Civil powers to be used to tackle rogue landlords
Published on Monday, November 25, 2019
CIVIL enforcement powers are set to be introduced by Leicester City Council against private sector landlords who commit certain housing offences.
The council is planning to use the powers from January 1, 2020, to deal with landlords or organisations which commit a range of housing offences by issuing fixed penalty notices, or fines, rather than pursuing a lengthier and more costly prosecution through the courts.
The move would help the city council to strengthen its ability to improve and manage the standards of private rented accommodation across the city, and follows a public consultation earlier this year.
In that consultation, responses were received from members of the public, landlords and tenants, of which 86 per cent supported the proposals, and two thirds felt the levels of penalties put forward in the scheme were fair and reasonable.
The Housing and Planning Act 2016 gives the city council permission to impose financial penalties up to a maximum of £30,000, as an alternative to prosecution for certain offences.
Offences which would be dealt with under civil law include failing to comply with an improvement notice, mandatory licensing of a House in Multiple Occupation (HMO), relevant licensing under part 3 of the 2005 Housing Act, failure to comply with an overcrowding notice, and breaching management regulations for HMOs.
Criminal law would still be used to deal with more serious offences, with a decision over which route to pursue being based on the likelihood of a successful prosecution, and the public interest in doing so.
The level of any penalty imposed under civil enforcement would also take into account the level of risk or harm caused, any previous offences, any financial gain made as a result, plus any other mitigating or aggravating factors.
It would also require the same level of evidence that would be required if the council was pursuing the case through the courts – ie that if the case was brought to court, there would be a realistic chance of conviction. Landlords would also be able to appeal against both the imposition of a penalty, and the amount of the penalty.

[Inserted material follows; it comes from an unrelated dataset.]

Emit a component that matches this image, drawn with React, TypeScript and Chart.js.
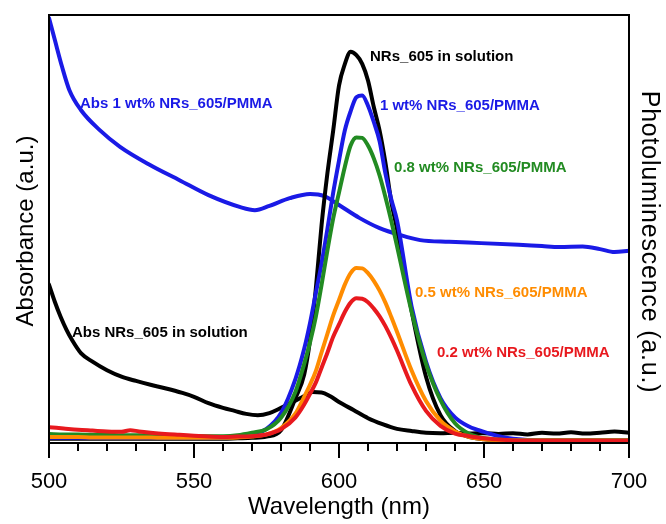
import React, { useEffect, useRef } from "react";
import { Chart, registerables } from "chart.js";

Chart.register(...registerables);

// ---- Absorbance spectra ----
const absFilmWavelengths = [500, 502, 504.5, 507, 511, 517.5, 524.5, 535, 545, 555, 566, 571, 576, 583, 590, 595, 600, 607, 614, 621, 628, 638, 649, 662, 670, 676, 684, 690, 695, 700];
const absFilm1wt = [99.3, 94.2, 87.9, 82.5, 77.8, 73.1, 69.2, 64.9, 61.4, 57.9, 55.1, 54.4, 55.4, 57.2, 58.2, 57.7, 55.6, 52.6, 50.2, 48.6, 47.4, 47.0, 46.7, 46.3, 46.0, 45.8, 45.9, 45.3, 44.6, 44.9];

const absSolWavelengths = [500, 502, 504, 506, 508, 511, 515, 520, 525, 530, 535, 540, 546, 550, 555, 560, 564, 568, 572, 576, 580, 584, 588, 591, 594, 597, 600, 605, 610, 615, 620, 625, 630, 635, 640, 645, 650, 655, 660, 665, 670, 675, 680, 685, 690, 695, 700];
const absSolution = [37, 33, 29.5, 26.5, 24, 21, 19, 17, 15.5, 14.5, 13.6, 12.8, 11.7, 10.8, 9.3, 8.2, 7.5, 6.8, 6.5, 7.0, 8.2, 9.5, 11.0, 11.9, 11.8, 10.9, 9.6, 7.7, 5.8, 4.4, 3.3, 2.8, 2.4, 2.3, 2.4, 2.2, 2.3, 2.1, 2.3, 2.0, 2.4, 2.2, 2.5, 2.2, 2.4, 2.7, 2.4];

// ---- Photoluminescence spectra ----
const plWavelengths = [500, 505, 510, 515, 520, 525, 528, 531, 535, 540, 545, 550, 555, 560, 565, 570, 575, 580, 585, 588, 590, 592, 594, 596, 598, 600, 602, 604, 606, 608, 610, 612, 614, 616, 618, 620, 625, 630, 635, 640, 645, 650, 655, 660, 670, 680, 690, 700];
const plSolution = [1.0, 1.0, 1.0, 1.0, 1.0, 1.0, 1.0, 1.0, 1.0, 1.0, 1.0, 1.0, 1.0, 1.0, 1.1, 1.2, 1.5, 3.0, 10.5, 16, 24, 36, 51, 63, 73, 83.5, 88.5, 91.4, 90.6, 88.6, 84.7, 78.5, 73, 65.5, 56.5, 50, 31, 15.5, 6.5, 2.8, 1.4, 0.9, 0.7, 0.6, 0.6, 0.6, 0.6, 0.6];
const pl1wt = [1.2, 1.2, 1.2, 1.2, 1.2, 1.2, 1.2, 1.2, 1.2, 1.2, 1.2, 1.2, 1.2, 1.2, 1.5, 2.0, 3.3, 7, 15, 22, 28, 35, 42, 50, 58.5, 66, 73, 77.5, 80.8, 81.2, 78.8, 75, 70.5, 63, 57, 52, 32, 19, 10.5, 6, 3.8, 2.6, 1.6, 1.0, 0.6, 0.6, 0.6, 0.6];
const pl08wt = [2.1, 2.0, 2.0, 1.9, 1.9, 1.8, 1.8, 1.8, 1.7, 1.7, 1.6, 1.6, 1.6, 1.6, 1.8, 2.4, 3.2, 5.9, 12, 18.5, 23.5, 29.5, 37, 45, 52.5, 58.5, 64.5, 69.5, 71.4, 71.3, 69.5, 66.5, 62.5, 57.5, 52, 46, 30.8, 18.5, 10, 4.6, 2.1, 1.1, 0.8, 0.6, 0.6, 0.6, 0.6, 0.6];
const pl05wt = [1.4, 1.4, 1.4, 1.3, 1.3, 1.3, 1.3, 1.3, 1.3, 1.2, 1.2, 1.2, 1.2, 1.2, 1.3, 1.5, 2.0, 3.5, 6.9, 10.8, 13.6, 16.8, 21.2, 25.5, 29.8, 33.4, 37, 39.7, 40.9, 40.8, 39.7, 37.9, 35.6, 32.8, 29.5, 26, 17, 9.8, 5.2, 2.7, 1.4, 0.9, 0.7, 0.6, 0.6, 0.6, 0.6, 0.6];
const pl02wt = [3.7, 3.4, 3.1, 2.9, 2.7, 2.6, 3.0, 2.7, 2.4, 2.1, 1.9, 1.7, 1.5, 1.4, 1.5, 1.6, 2.0, 3.2, 6.0, 9.0, 11.5, 14.1, 17.6, 21.1, 24.8, 27.7, 30.6, 32.8, 33.8, 33.7, 32.9, 31.4, 29.6, 27.3, 24.6, 21.6, 13.5, 7.5, 4.0, 2.2, 1.6, 1.1, 0.8, 0.6, 0.5, 0.5, 0.5, 0.5];

// ---- Axis text ----
const xMajorTicks = [500, 550, 600, 650, 700];
const xMinorStep = 10;
const xTitle = "Wavelength (nm)";
const yLeftTitle = "Absorbance (a.u.)";
const yRightTitle = "Photoluminescence (a.u.)";

// ---- Colours ----
const BLUE = "#1a1ae6";
const BLACK = "#000000";
const GREEN = "#228b22";
const ORANGE = "#ff8c00";
const RED = "#e8191e";

// Curve labels, anchored (text baseline, left edge) in data coordinates
const curveLabels = [
  { text: "Abs 1 wt% NRs_605/PMMA", color: BLUE, wl: 510.7, value: 78.3, axis: "yAbs" },
  { text: "Abs NRs_605 in solution", color: BLACK, wl: 507.9, value: 24.8, axis: "yAbs" },
  { text: "NRs_605 in solution", color: BLACK, wl: 610.7, value: 89.3, axis: "yPL" },
  { text: "1 wt% NRs_605/PMMA", color: BLUE, wl: 614.1, value: 77.8, axis: "yPL" },
  { text: "0.8 wt% NRs_605/PMMA", color: GREEN, wl: 619, value: 63.3, axis: "yPL" },
  { text: "0.5 wt% NRs_605/PMMA", color: ORANGE, wl: 626.2, value: 34.1, axis: "yPL" },
  { text: "0.2 wt% NRs_605/PMMA", color: RED, wl: 633.8, value: 20.1, axis: "yPL" },
];

const FONT = '"Liberation Sans", Arial, Helvetica, sans-serif';

const toPoints = (xs: number[], ys: number[]) => xs.map((x, i) => ({ x, y: ys[i] }));

const axesPlugin = {
  id: "spectrumAxes",
  afterDraw(chart: any) {
    const { ctx, chartArea } = chart;
    const { left, right, top, bottom } = chartArea;
    const xs = chart.scales.x;
    ctx.save();

    // frame
    ctx.strokeStyle = "#000";
    ctx.lineWidth = 2;
    ctx.strokeRect(left, top, right - left, bottom - top);

    // x ticks: major every 50 nm, minor every 10 nm
    for (let v = xMajorTicks[0]; v <= xMajorTicks[xMajorTicks.length - 1]; v += xMinorStep) {
      const px = Math.round(xs.getPixelForValue(v));
      const major = xMajorTicks.includes(v);
      ctx.beginPath();
      ctx.moveTo(px, bottom);
      ctx.lineTo(px, bottom + (major ? 15 : 8));
      ctx.stroke();
    }

    ctx.fillStyle = "#000";
    ctx.textAlign = "center";
    ctx.textBaseline = "alphabetic";
    ctx.font = `22px ${FONT}`;
    xMajorTicks.forEach((v) => ctx.fillText(String(v), xs.getPixelForValue(v), 488));

    ctx.font = `24px ${FONT}`;
    ctx.fillText(xTitle, (left + right) / 2, 514);

    // left axis title
    ctx.save();
    ctx.translate(33, 231);
    ctx.rotate(-Math.PI / 2);
    ctx.fillText(yLeftTitle, 0, 0);
    ctx.restore();

    // right axis title
    ctx.save();
    ctx.translate(642, 242);
    ctx.rotate(Math.PI / 2);
    ctx.font = `25px ${FONT}`;
    (ctx as any).letterSpacing = "0.8px";
    ctx.fillText(yRightTitle, 0, 0);
    ctx.restore();

    // curve labels
    ctx.font = `bold 15px ${FONT}`;
    ctx.textAlign = "left";
    ctx.textBaseline = "alphabetic";
    curveLabels.forEach((l) => {
      ctx.fillStyle = l.color;
      ctx.fillText(l.text, xs.getPixelForValue(l.wl), chart.scales[l.axis].getPixelForValue(l.value));
    });

    ctx.restore();
  },
};

export default function App() {
  const canvasRef = useRef<HTMLCanvasElement | null>(null);

  useEffect(() => {
    const canvas = canvasRef.current;
    if (!canvas) return;
    const line = (label: string, color: string, xs: number[], ys: number[], axis: string, order: number) => ({
      label,
      data: toPoints(xs, ys),
      borderColor: color,
      backgroundColor: color,
      yAxisID: axis,
      order,
      fill: false,
    });
    const chart = new Chart(canvas, {
      type: "line",
      data: {
        datasets: [
          line("0.2 wt% NRs_605/PMMA", RED, plWavelengths, pl02wt, "yPL", 0),
          line("0.5 wt% NRs_605/PMMA", ORANGE, plWavelengths, pl05wt, "yPL", 1),
          line("0.8 wt% NRs_605/PMMA", GREEN, plWavelengths, pl08wt, "yPL", 2),
          line("1 wt% NRs_605/PMMA", BLUE, plWavelengths, pl1wt, "yPL", 3),
          line("NRs_605 in solution", BLACK, plWavelengths, plSolution, "yPL", 4),
          line("Abs 1 wt% NRs_605/PMMA", BLUE, absFilmWavelengths, absFilm1wt, "yAbs", 5),
          line("Abs NRs_605 in solution", BLACK, absSolWavelengths, absSolution, "yAbs", 6),
        ] as any,
      },
      options: {
        responsive: false,
        animation: false,
        layout: { padding: { left: 49, top: 15, right: 37, bottom: 81 } },
        plugins: { legend: { display: false }, tooltip: { enabled: false } },
        elements: {
          point: { radius: 0 },
          line: { borderWidth: 4, cubicInterpolationMode: "monotone", borderCapStyle: "round", borderJoinStyle: "round" },
        },
        scales: {
          x: { type: "linear", min: 500, max: 700, display: false },
          yAbs: { type: "linear", min: 0, max: 100, display: false },
          yPL: { type: "linear", min: 0, max: 100, display: false },
        },
      } as any,
      plugins: [axesPlugin],
    });
    return () => chart.destroy();
  }, []);

  return (
    <div style={{ position: "absolute", left: 0, top: 0, width: 666, height: 524, background: "#fff" }}>
      <canvas ref={canvasRef} width={666} height={524} style={{ display: "block" }} />
    </div>
  );
}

The decision also comes ahead of the launch of a formal consultation into the introduction of a separate scheme of selective licensing for landlords in areas with high levels of rented housing.
It would focus on areas where landlords have failed to tackle ongoing problems of antisocial behaviour, where significant housing problems exist, or for example where there is high crime or deprivation.
That consultation is due to be launched in early 2020.
Leicester assistant city mayor for housing and education, Cllr Elly Cutkelvin, said: “Councils have these civil enforcement powers to deal with certain housing offences by way of fixed penalty notices, rather than going through the courts.
“By adopting this approach we hope to deter landlords from flouting the law, and will be better equipped to crack down on rogue landlords more easily, and protect the rights of tenants in the process.
“Government legislation already allows us to do this, but the consultation carried out this year showed people in the city approved of us taking this course of action, which strengthens the council’s abilities to tackle rogue landlords and those who fail to safeguard their tenants properly, ahead of the launch of the consultation into the use of selective licensing for landlords in the new year.”